• _Brief_
Omit all pictures. Copy the rest of the material exactly.

• _Stored data_
########################################

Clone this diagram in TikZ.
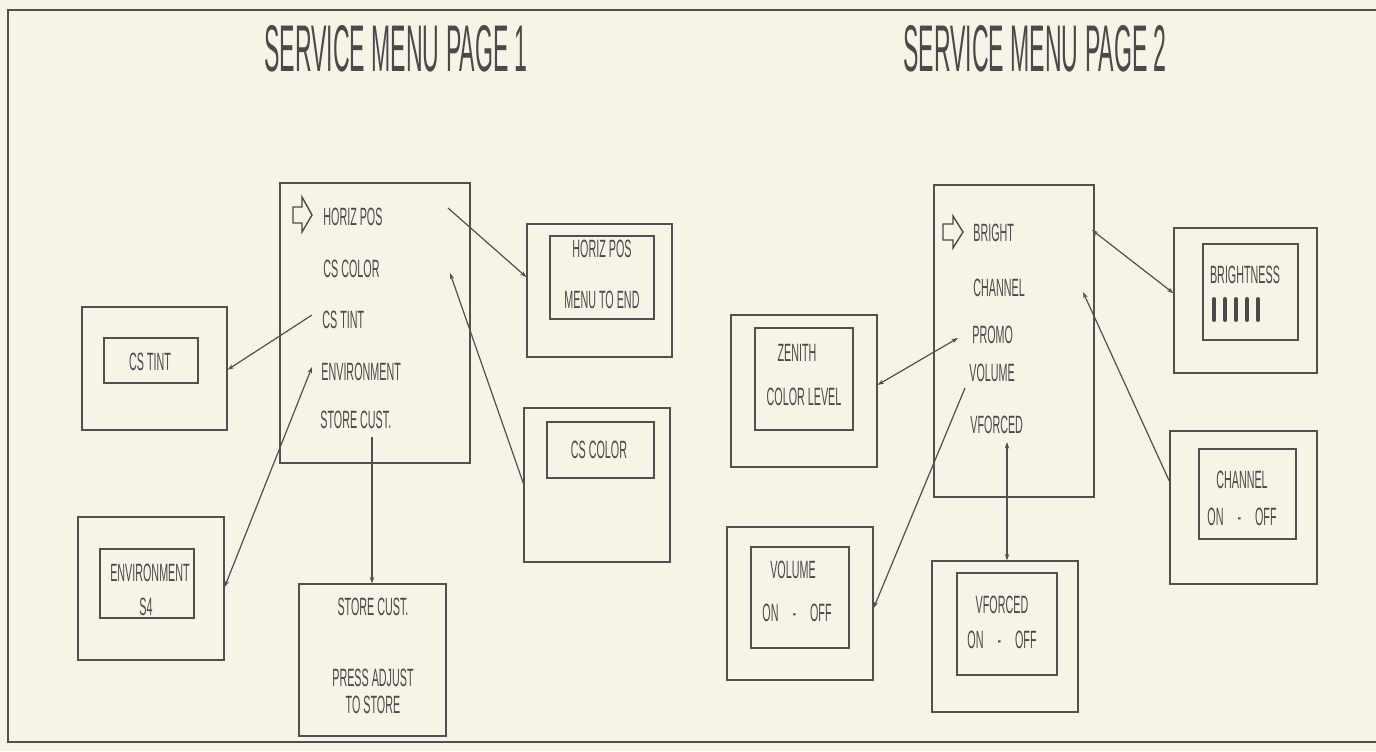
\documentclass[tikz,border=0pt]{standalone}
\usepackage{fontspec}
\setmainfont{Liberation Sans}
\newfontfamily\plotfont[FakeStretch=0.43]{Liberation Sans}
\newfontfamily\ttlfont[FakeStretch=0.35]{Liberation Sans}
\usetikzlibrary{fit,calc,arrows.meta}
\definecolor{paper}{HTML}{F7F3E6}
\definecolor{ink}{HTML}{505050}
\definecolor{txt}{HTML}{4A4A4A}
\begin{document}
\begin{tikzpicture}[x=0.5pt,y=-0.5pt,
  box/.style={draw=ink, line width=0.6pt, inner sep=0pt},
  lbl/.style={text=txt, font=\plotfont\fontsize{12.5}{14}\selectfont, inner sep=0pt},
  ttl/.style={text=txt, font=\ttlfont\fontsize{33}{36}\selectfont, inner sep=0pt},
  conn/.style={draw=ink, line width=0.6pt},
  arrE/.style={-{Stealth[length=3.2pt,width=2.2pt]}},
  arrS/.style={{Stealth[length=3.2pt,width=2.2pt]}-},
  arrB/.style={{Stealth[length=3.2pt,width=2.2pt]}-{Stealth[length=3.2pt,width=2.2pt]}},
  icon/.style={draw=txt, line width=0.7pt, line join=miter},
  bar/.style={draw=txt, line width=2pt, line cap=round}]
\useasboundingbox (0,0) rectangle (1376,751);
\fill[paper] (0,0) rectangle (1376,751);
% outer frame
\draw[draw=ink, line width=1.1pt] (1376,10) -- (8,10) -- (8,742) -- (1376,742);
% titles
\node[ttl] (title1) at (396,49) {SERVICE MENU PAGE 1};
\node[ttl] (title2) at (1035,49) {SERVICE MENU PAGE 2};

% ===== PAGE 1 =====
\node[box, fit={(280,183)(470,463)}] (m1) {};
\draw[icon] (293,207) -- (302,207) -- (302,197) -- (312,215) -- (302,232) -- (302,223) -- (293,223) -- cycle;
\node[lbl, anchor=west] (t-hpos) at (323,217) {HORIZ POS};
\node[lbl, anchor=west] (t-cscolor) at (323,269) {CS COLOR};
\node[lbl, anchor=west] (t-cstint) at (322,320) {CS TINT};
\node[lbl, anchor=west] (t-env) at (321,372) {ENVIRONMENT};
\node[lbl, anchor=west] (t-store) at (320,420) {STORE CUST.};

% HORIZ POS box
\node[box, fit={(527,224)(672,357)}] (b-hpos) {};
\node[box, fit={(550,236)(654,319)}] (i-hpos) {};
\node[lbl] (l-hpos1) at (602,249) {HORIZ POS};
\node[lbl] (l-hpos2) at (602,300) {MENU TO END};

% CS COLOR box
\node[box, fit={(524,408)(670,562)}] (b-cscolor) {};
\node[box, fit={(547,422)(654,478)}] (i-cscolor) {};
\node[lbl] (l-cscolor) at (599,450) {CS COLOR};

% CS TINT box
\node[box, fit={(82,307)(227,430)}] (b-cstint) {};
\node[box, fit={(104,338)(198,383)}] (i-cstint) {};
\node[lbl] (l-cstint) at (150,362) {CS TINT};

% ENVIRONMENT box
\node[box, fit={(78,517)(224,660)}] (b-env) {};
\node[box, fit={(100,549)(194,618)}] (i-env) {};
\node[lbl] (l-env1) at (150,573) {ENVIRONMENT};
\node[lbl] (l-env2) at (146,607) {S4};

% STORE CUST box
\node[box, fit={(299,584)(446,736)}] (b-store) {};
\node[lbl] (l-store1) at (373,607) {STORE CUST.};
\node[lbl] (l-store2) at (373,678) {PRESS ADJUST};
\node[lbl] (l-store3) at (373,705) {TO STORE};

% connectors page 1
\coordinate (e-hpos) at (448,208);
\coordinate (e-cscolor) at (450,273);
\coordinate (e-cstint) at (312,315);
\coordinate (e-env) at (312,367);
\coordinate (e-store) at (372,437);
\draw[conn,arrE] (e-hpos) -- ($(b-hpos.north west)!0.40!(b-hpos.south west)$);
\draw[conn,arrS] (e-cscolor) -- ($(b-cscolor.north west)!0.49!(b-cscolor.south west)$);
\draw[conn,arrE] (e-cstint) -- ($(b-cstint.north east)!0.51!(b-cstint.south east)$);
\draw[conn,arrB] (e-env) -- ($(b-env.north east)!0.49!(b-env.south east)$);
\draw[conn,arrE] (e-store) -- (b-store.north -| e-store);

% ===== PAGE 2 =====
\node[box, fit={(934,185)(1094,497)}] (m2) {};
\draw[icon] (943,224) -- (953,224) -- (953,216) -- (963,232) -- (953,248) -- (953,240) -- (943,240) -- cycle;
\node[lbl, anchor=west] (t-bright) at (973,233) {BRIGHT};
\node[lbl, anchor=west] (t-channel) at (973,288) {CHANNEL};
\node[lbl, anchor=west] (t-promo) at (972,335) {PROMO};
\node[lbl, anchor=west] (t-volume) at (969,373) {VOLUME};
\node[lbl, anchor=west] (t-vforced) at (970,425) {VFORCED};

% ZENITH box
\node[box, fit={(731,315)(877,467)}] (b-zen) {};
\node[box, fit={(755,328)(853,430)}] (i-zen) {};
\node[lbl] (l-zen1) at (797,353) {ZENITH};
\node[lbl] (l-zen2) at (804,397) {COLOR LEVEL};

% VOLUME box
\node[box, fit={(727,527)(873,680)}] (b-vol) {};
\node[box, fit={(751,547)(849,648)}] (i-vol) {};
\node[lbl] (l-vol1) at (793,570) {VOLUME};
\node[lbl] (l-vol2) at (797,613) {ON\hspace{7pt}-\hspace{7pt}OFF};

% VFORCED box
\node[box, fit={(932,561)(1078,712)}] (b-vf) {};
\node[box, fit={(957,573)(1057,675)}] (i-vf) {};
\node[lbl] (l-vf1) at (1002,605) {VFORCED};
\node[lbl] (l-vf2) at (1002,640) {ON\hspace{7pt}-\hspace{7pt}OFF};

% BRIGHTNESS box
\node[box, fit={(1174,228)(1317,373)}] (b-br) {};
\node[box, fit={(1203,244)(1298,340)}] (i-br) {};
\node[lbl] (l-br) at (1245,275) {BRIGHTNESS};
\foreach \bx in {1214,1225,1236,1247,1258}
  \draw[bar] (\bx,299) -- (\bx,320);

% CHANNEL box
\node[box, fit={(1170,431)(1317,584)}] (b-ch) {};
\node[box, fit={(1199,449)(1296,539)}] (i-ch) {};
\node[lbl] (l-ch1) at (1242,480) {CHANNEL};
\node[lbl] (l-ch2) at (1242,517) {ON\hspace{7pt}-\hspace{7pt}OFF};

% connectors page 2
\coordinate (e-promo) at (958,338);
\coordinate (e-volume) at (965,388);
\coordinate (e-vforced) at (1007,442);
\coordinate (e-bright) at (1092,230);
\coordinate (e-channel) at (1083,292);
\draw[conn,arrB] (e-promo) -- ($(b-zen.north east)!0.46!(b-zen.south east)$);
\draw[conn,arrE] (e-volume) -- ($(b-vol.north east)!0.53!(b-vol.south east)$);
\draw[conn,arrB] (e-vforced) -- (b-vf.north -| e-vforced);
\draw[conn,arrB] (e-bright) -- ($(b-br.north west)!0.45!(b-br.south west)$);
\draw[conn,arrS] (e-channel) -- ($(b-ch.north west)!0.33!(b-ch.south west)$);
\end{tikzpicture}
\end{document}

########################################

• _Solved problem_
Clone this diagram in TikZ.
\documentclass[tikz,border=0pt]{standalone}
\usepackage{fontspec}
\setmainfont{Liberation Sans}
\newfontfamily\plotfont[FakeStretch=0.43]{Liberation Sans}
\newfontfamily\ttlfont[FakeStretch=0.35]{Liberation Sans}
\usetikzlibrary{fit,calc,arrows.meta}
\definecolor{paper}{HTML}{F7F3E6}
\definecolor{ink}{HTML}{505050}
\definecolor{txt}{HTML}{4A4A4A}
\begin{document}
\begin{tikzpicture}[x=0.5pt,y=-0.5pt,
  box/.style={draw=ink, line width=0.6pt, inner sep=0pt},
  lbl/.style={text=txt, font=\plotfont\fontsize{12.5}{14}\selectfont, inner sep=0pt},
  ttl/.style={text=txt, font=\ttlfont\fontsize{33}{36}\selectfont, inner sep=0pt},
  conn/.style={draw=ink, line width=0.6pt},
  arrE/.style={-{Stealth[length=3.2pt,width=2.2pt]}},
  arrS/.style={{Stealth[length=3.2pt,width=2.2pt]}-},
  arrB/.style={{Stealth[length=3.2pt,width=2.2pt]}-{Stealth[length=3.2pt,width=2.2pt]}},
  icon/.style={draw=txt, line width=0.7pt, line join=miter},
  bar/.style={draw=txt, line width=2pt, line cap=round}]
\useasboundingbox (0,0) rectangle (1376,751);
\fill[paper] (0,0) rectangle (1376,751);
% outer frame
\draw[draw=ink, line width=1.1pt] (1376,10) -- (8,10) -- (8,742) -- (1376,742);
% titles
\node[ttl] (title1) at (396,49) {SERVICE MENU PAGE 1};
\node[ttl] (title2) at (1035,49) {SERVICE MENU PAGE 2};

% ===== PAGE 1 =====
\node[box, fit={(280,183)(470,463)}] (m1) {};
\draw[icon] (293,207) -- (302,207) -- (302,197) -- (312,215) -- (302,232) -- (302,223) -- (293,223) -- cycle;
\node[lbl, anchor=west] (t-hpos) at (323,217) {HORIZ POS};
\node[lbl, anchor=west] (t-cscolor) at (323,269) {CS COLOR};
\node[lbl, anchor=west] (t-cstint) at (322,320) {CS TINT};
\node[lbl, anchor=west] (t-env) at (321,372) {ENVIRONMENT};
\node[lbl, anchor=west] (t-store) at (320,420) {STORE CUST.};

% HORIZ POS box
\node[box, fit={(527,224)(672,357)}] (b-hpos) {};
\node[box, fit={(550,236)(654,319)}] (i-hpos) {};
\node[lbl] (l-hpos1) at (602,249) {HORIZ POS};
\node[lbl] (l-hpos2) at (602,300) {MENU TO END};

% CS COLOR box
\node[box, fit={(524,408)(670,562)}] (b-cscolor) {};
\node[box, fit={(547,422)(654,478)}] (i-cscolor) {};
\node[lbl] (l-cscolor) at (599,450) {CS COLOR};

% CS TINT box
\node[box, fit={(82,307)(227,430)}] (b-cstint) {};
\node[box, fit={(104,338)(198,383)}] (i-cstint) {};
\node[lbl] (l-cstint) at (150,362) {CS TINT};

% ENVIRONMENT box
\node[box, fit={(78,517)(224,660)}] (b-env) {};
\node[box, fit={(100,549)(194,618)}] (i-env) {};
\node[lbl] (l-env1) at (150,573) {ENVIRONMENT};
\node[lbl] (l-env2) at (146,607) {S4};

% STORE CUST box
\node[box, fit={(299,584)(446,736)}] (b-store) {};
\node[lbl] (l-store1) at (373,607) {STORE CUST.};
\node[lbl] (l-store2) at (373,678) {PRESS ADJUST};
\node[lbl] (l-store3) at (373,705) {TO STORE};

% connectors page 1
\coordinate (e-hpos) at (448,208);
\coordinate (e-cscolor) at (450,273);
\coordinate (e-cstint) at (312,315);
\coordinate (e-env) at (312,367);
\coordinate (e-store) at (372,437);
\draw[conn,arrE] (e-hpos) -- ($(b-hpos.north west)!0.40!(b-hpos.south west)$);
\draw[conn,arrS] (e-cscolor) -- ($(b-cscolor.north west)!0.49!(b-cscolor.south west)$);
\draw[conn,arrE] (e-cstint) -- ($(b-cstint.north east)!0.51!(b-cstint.south east)$);
\draw[conn,arrB] (e-env) -- ($(b-env.north east)!0.49!(b-env.south east)$);
\draw[conn,arrE] (e-store) -- (b-store.north -| e-store);

% ===== PAGE 2 =====
\node[box, fit={(934,185)(1094,497)}] (m2) {};
\draw[icon] (943,224) -- (953,224) -- (953,216) -- (963,232) -- (953,248) -- (953,240) -- (943,240) -- cycle;
\node[lbl, anchor=west] (t-bright) at (973,233) {BRIGHT};
\node[lbl, anchor=west] (t-channel) at (973,288) {CHANNEL};
\node[lbl, anchor=west] (t-promo) at (972,335) {PROMO};
\node[lbl, anchor=west] (t-volume) at (969,373) {VOLUME};
\node[lbl, anchor=west] (t-vforced) at (970,425) {VFORCED};

% ZENITH box
\node[box, fit={(731,315)(877,467)}] (b-zen) {};
\node[box, fit={(755,328)(853,430)}] (i-zen) {};
\node[lbl] (l-zen1) at (797,353) {ZENITH};
\node[lbl] (l-zen2) at (804,397) {COLOR LEVEL};

% VOLUME box
\node[box, fit={(727,527)(873,680)}] (b-vol) {};
\node[box, fit={(751,547)(849,648)}] (i-vol) {};
\node[lbl] (l-vol1) at (793,570) {VOLUME};
\node[lbl] (l-vol2) at (797,613) {ON\hspace{7pt}-\hspace{7pt}OFF};

% VFORCED box
\node[box, fit={(932,561)(1078,712)}] (b-vf) {};
\node[box, fit={(957,573)(1057,675)}] (i-vf) {};
\node[lbl] (l-vf1) at (1002,605) {VFORCED};
\node[lbl] (l-vf2) at (1002,640) {ON\hspace{7pt}-\hspace{7pt}OFF};

% BRIGHTNESS box
\node[box, fit={(1174,228)(1317,373)}] (b-br) {};
\node[box, fit={(1203,244)(1298,340)}] (i-br) {};
\node[lbl] (l-br) at (1245,275) {BRIGHTNESS};
\foreach \bx in {1214,1225,1236,1247,1258}
  \draw[bar] (\bx,299) -- (\bx,320);

% CHANNEL box
\node[box, fit={(1170,431)(1317,584)}] (b-ch) {};
\node[box, fit={(1199,449)(1296,539)}] (i-ch) {};
\node[lbl] (l-ch1) at (1242,480) {CHANNEL};
\node[lbl] (l-ch2) at (1242,517) {ON\hspace{7pt}-\hspace{7pt}OFF};

% connectors page 2
\coordinate (e-promo) at (958,338);
\coordinate (e-volume) at (965,388);
\coordinate (e-vforced) at (1007,442);
\coordinate (e-bright) at (1092,230);
\coordinate (e-channel) at (1083,292);
\draw[conn,arrB] (e-promo) -- ($(b-zen.north east)!0.46!(b-zen.south east)$);
\draw[conn,arrE] (e-volume) -- ($(b-vol.north east)!0.53!(b-vol.south east)$);
\draw[conn,arrB] (e-vforced) -- (b-vf.north -| e-vforced);
\draw[conn,arrB] (e-bright) -- ($(b-br.north west)!0.45!(b-br.south west)$);
\draw[conn,arrS] (e-channel) -- ($(b-ch.north west)!0.33!(b-ch.south west)$);
\end{tikzpicture}
\end{document}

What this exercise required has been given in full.